También preparé otro libro, que llamé Génesis, cuya única copia desapareció inexplicablemente y me causó una gran desesperanza. Solo se salvó un fragmento titulado “Poema” porque había aparecido en Poesía para Todos, una publicación del mismo Círculo, que se editó a propósito del Segundo Congreso Centroamericano de Escritores:
“Reconocerse / en el dúctil prodigio del destino. / Desintegrar así / la existencia astral de las murallas. / Encontrarse / en la frente del sol desdibujada / y ser: totalidad, corteza y pulpa / contra el viento”.
Vivíamos inmersos en Vallejo, Lorca, Miguel Hernández y Neruda. Intercambiábamos a Rulfo (a quien tuve el honor de entrevistar en su visita al país en 1967), Borges, Rilke, Cortázar y otros autores que llegaban a nuestras manos, con una intensidad y un entusiasmo que solo se tiene a los veinte años.
Pasábamos la noche entera tomando vino de mora de la Fábrica de Licores y leyéndonos nuestros poemas y los de nuestros autores favoritos a la luz de las velas, en un localito en el barrio Amón. Un rato sí y otro también nos sentíamos los poetas malditos de aquella pequeña capital y recitábamos a Verlaine, Rimbaud y a Baudelaire casi como letanías.
Preferencias. Fue una época de intenso aprendizaje, con la buena fortuna de haber podido entablar amistad con Lilia Ramos , entrar en su salón y asistir a las tertulias de escritores e intelectuales maduros, con quienes bastaba conversar unos minutos para introducirse en nuevos autores y tendencias literarias.
Ser alumna de Hilda Chen Apuy fue otra suerte que me abrió ventanas al Bhagavad-Gita, a Tagore y a todo un universo filosófico y poético que me marcaría profundamente. La amistad con Julieta Pinto, Delfina Collado, Jorge Enrique Guier y, poco después, con Carmen Naranjo e Inés Trejos, también tuvo una significación profunda en mi vocación de escritora.
Mi segundo poemario, Jaguar alado (1999), se editó a instancias de mi amigo de siempre, Alfonso Chase , después de haber pasado yo varias décadas sin publicar poesía, pero sin haber dejado nunca de escribirla. Es una obra de carácter intimista, enraizada en nuestro trópico, donde danzan imposibles jaguares y quetzales y el bosque tiene una puerta al mar.

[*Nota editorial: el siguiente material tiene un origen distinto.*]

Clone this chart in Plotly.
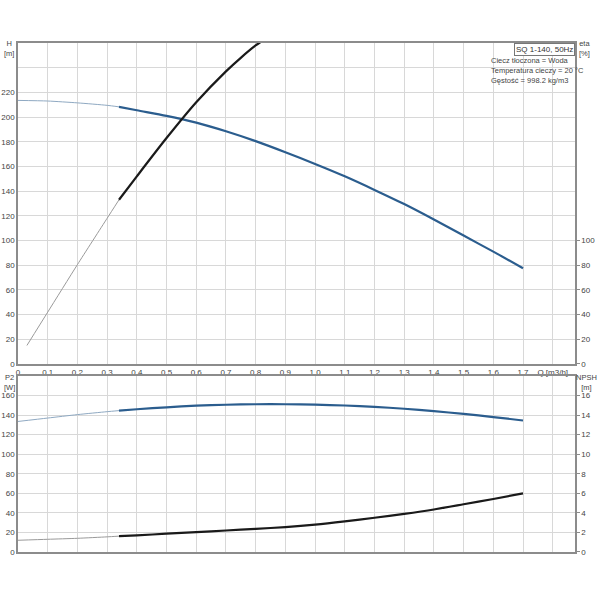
import plotly.graph_objects as go

# flow [m3/h]
q = [0, 0.1, 0.2, 0.3, 0.34, 0.4, 0.5, 0.6, 0.7, 0.8, 0.9, 1.0, 1.1, 1.2, 1.3, 1.4, 1.5, 1.6, 1.7]
head = [213.5, 213, 211.5, 209.5, 208.3, 205.5, 201, 195.5, 188.5, 180.5, 171.5, 162, 152, 141, 129.5, 117, 104, 91, 77.5]
p2 = [133.5, 137, 140.5, 143.5, 144.6, 146, 148, 149.6, 150.6, 151.1, 151.1, 150.7, 149.8, 148.4, 146.5, 144, 141.2, 138, 134.5]
npsh = [1.2, 1.3, 1.4, 1.55, 1.62, 1.7, 1.87, 2.03, 2.2, 2.37, 2.55, 2.8, 3.13, 3.5, 3.9, 4.35, 4.88, 5.42, 6.0]

q_eta = [0.03, 0.1, 0.2, 0.3, 0.34, 0.4, 0.5, 0.6, 0.7, 0.75, 0.8, 0.85]
eta = [15, 42, 80.5, 118, 133, 152, 183, 212, 237, 248, 258, 266]

q_split = 0.34
x_ticks = [0, 0.1, 0.2, 0.3, 0.4, 0.5, 0.6, 0.7, 0.8, 0.9, 1.0, 1.1, 1.2, 1.3, 1.4, 1.5, 1.6, 1.7, 1.8]
x_text = ["0"] + [f"{v:.1f}".replace(".", ",") for v in x_ticks[1:-1]] + ["Q [m3/h]"]
h_ticks = list(range(0, 260, 20))
h_text = [str(v) if v <= 220 else "" for v in h_ticks]
eta_ticks = [0, 20, 40, 60, 80, 100]
p2_ticks = list(range(0, 180, 20))
npsh_ticks = list(range(0, 18, 2))

BLUE = "#2b5d8e"
BLUE_THIN = "#8fa9c2"
BLACK = "#1a1a1a"
GRAY_THIN = "#9a9a9a"
GRID = "#d8d8d8"
AXIS = "#8c8c8c"
FONT = "Liberation Sans"


def split(xs, ys):
    lo = [(x, y) for x, y in zip(xs, ys) if x <= q_split]
    hi = [(x, y) for x, y in zip(xs, ys) if x >= q_split]
    return list(zip(*lo)), list(zip(*hi))


fig = go.Figure()


def add_curve(xs, ys, xa, ya, thin_col, thick_col):
    (lx, ly), (hx, hy) = split(xs, ys)
    fig.add_trace(go.Scatter(x=lx, y=ly, xaxis=xa, yaxis=ya, mode="lines",
                             line=dict(color=thin_col, width=1, shape="spline", smoothing=0.6),
                             hoverinfo="skip"))
    fig.add_trace(go.Scatter(x=hx, y=hy, xaxis=xa, yaxis=ya, mode="lines",
                             line=dict(color=thick_col, width=2.2, shape="spline", smoothing=0.8),
                             hoverinfo="skip"))


add_curve(q, head, "x", "y", BLUE_THIN, BLUE)
add_curve(q_eta, eta, "x", "y2", GRAY_THIN, BLACK)
add_curve(q, p2, "x2", "y3", BLUE_THIN, BLUE)
add_curve(q, npsh, "x2", "y4", GRAY_THIN, BLACK)

top_dom = [0.3694, 1.0]
bot_dom = [0.0, 0.3458]
tick_font = dict(family=FONT, size=8, color="#444")

xcommon = dict(range=[0, 1.875], tickvals=x_ticks, gridcolor=GRID, gridwidth=1,
               showline=True, linecolor=AXIS, linewidth=1.5, mirror=True,
               zeroline=False, tickfont=tick_font, ticks="", automargin=False)
ycommon = dict(showline=True, linecolor=AXIS, linewidth=1.5, zeroline=False,
               tickfont=tick_font, automargin=False)

fig.update_layout(
    width=600, height=600,
    margin=dict(l=18, r=25, t=43, b=48),
    paper_bgcolor="white", plot_bgcolor="white",
    showlegend=False,
    font=dict(family=FONT, size=8, color="#444"),
    xaxis=dict(xcommon, anchor="y", ticktext=x_text, ticklabelstandoff=0),
    xaxis2=dict(xcommon, anchor="y3", ticktext=[""] * len(x_ticks)),
    yaxis=dict(ycommon, domain=top_dom, range=[0, 260], tickvals=h_ticks, ticktext=h_text,
               gridcolor=GRID, ticks="", ticklabelstandoff=0),
    yaxis2=dict(ycommon, domain=top_dom, range=[0, 260], overlaying="y", side="right",
                anchor="x", tickvals=eta_ticks, showgrid=False,
                ticks="outside", ticklen=3, tickcolor=AXIS),
    yaxis3=dict(ycommon, domain=bot_dom, range=[0, 180], tickvals=p2_ticks, anchor="x2",
                gridcolor=GRID, ticks="", ticklabelstandoff=0),
    yaxis4=dict(ycommon, domain=bot_dom, range=[0, 18], overlaying="y3", side="right",
                anchor="x2", tickvals=npsh_ticks, showgrid=False,
                ticks="outside", ticklen=3, tickcolor=AXIS),
)

# axis titles, positions given in reference pixels
labels = [
    ("H<br>[m]", 9, 49, "center"),
    ("eta<br>[%]", 584, 49, "center"),
    ("P2<br>[W]", 9, 382, "center"),
    ("NPSH<br>[m]", 599, 382, "right"),
]
for txt, px_, py_, anc in labels:
    fig.add_annotation(text=txt, xref="paper", yref="paper",
                       x=(px_ - 18) / 557, y=(552 - py_) / 509,
                       showarrow=False, font=dict(family=FONT, size=7.5, color="#444"),
                       xanchor=anc, yanchor="middle", align="center")

fig.add_annotation(text="SQ 1-140, 50Hz", xref="paper", yref="paper",
                   x=1.0, y=1.0, xanchor="right", yanchor="top", showarrow=False,
                   font=dict(family=FONT, size=8, color="#333"),
                   bordercolor="#777", borderwidth=1, borderpad=1, bgcolor="white")

fig.add_annotation(text="Ciecz tłoczona = Woda<br>Temperatura cieczy = 20 °C<br>Gęstość = 998.2 kg/m3",
                   xref="paper", yref="paper", x=(489 - 18) / 557, y=(552 - 54) / 509,
                   xanchor="left", yanchor="top", align="left", showarrow=False,
                   font=dict(family=FONT, size=7.5, color="#444"))

# drop the default 8px page margin so the figure sits at the window corner
fig.write_html("out.html", config={"displayModeBar": False},
               post_script="document.body.style.margin = '0';")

He sido una lectora voraz e infiel. Diría que mis autores favoritos varían con la hora del día, aunque hay algunos profundamente disímiles, que mantienen su lugar destacado en mi Olimpo literario, como Quevedo, Octavio Paz, Francisco Umbral (cuyo libro Mortal y rosa releo a menudo), Naguib Mahfuz, Jorge Semprún y Marcos Ana, a quien conocí personalmente en el 2008, entre otros.
Muchos de mis escritores preferidos no son poetas. Soy adicta a la novela negra y la leo apasionadamente, de Georges Simenon a Agatha Christie, de Manuel Vázquez Montalbán a Arnaldur Indriðason y Henning Mankell.
Palabra definitiva. Mis propiciamientos poéticos tampoco se circunscriben a la literatura. Me inspiran tanto las esculturas móviles de Markus Raetz, como las coreografías de Maurice Béjart, o la voz prodigiosa de Cecilia Bartoli en Sacrificium , cantando a los castrati. De hecho, mi tercer poemario, Conjuro al olvido (2009), surgió como consecuencia directa del profundo shock que me produjo la investigación para otro libro, El secreto encanto de la KGB: Las cinco vidas de Iósif Griguliévich. Lo escribí como un mecanismo de supervivencia, para mantener la lucidez; la única manera en que pude lavarme el olor a muerte, el impacto de las matanzas y otros horrores del nazismo y del estalinismo que sentía pegados a mi piel. La palabra poética ha sido la preferida para dar rienda suelta al dolor, o para buscar consuelo frente al terror inexplicable.
Todo ello está recogido en Duelo por la rosa , que, como selección que va desde 1969 al 2012, refleja el arco iris variado de mi poesía, con elementos que giran desde el amor y el desencuentro, hasta la muerte y la necesidad de recordar las atrocidades del siglo XX para evitar su resurgimiento, enlazados con los ingrávidos hilos de la memoria.
En el contexto de mi poesía, el significado de la rosa es múltiple. En el ámbito colectivo es el símbolo de lo mejor de las utopías –en las que me resisto a dejar de creer a pesar del fracaso de los socialismos reales–; en el ámbito íntimo es una metáfora personal del triunfo de la vida, del amor, de Eros sobre Tánatos.
Agradezco a Inés Trejos y a Alfonso Chase por darle impulso a mi nueva obra, a Armando Ahuatzi Valentino su “Rosa roja” de la portada, y a Gustavo Solórzano Alfaro su prolija labor editorial.
Si tuviera que definirme con una sola palabra, sin dudarlo escogería… poeta.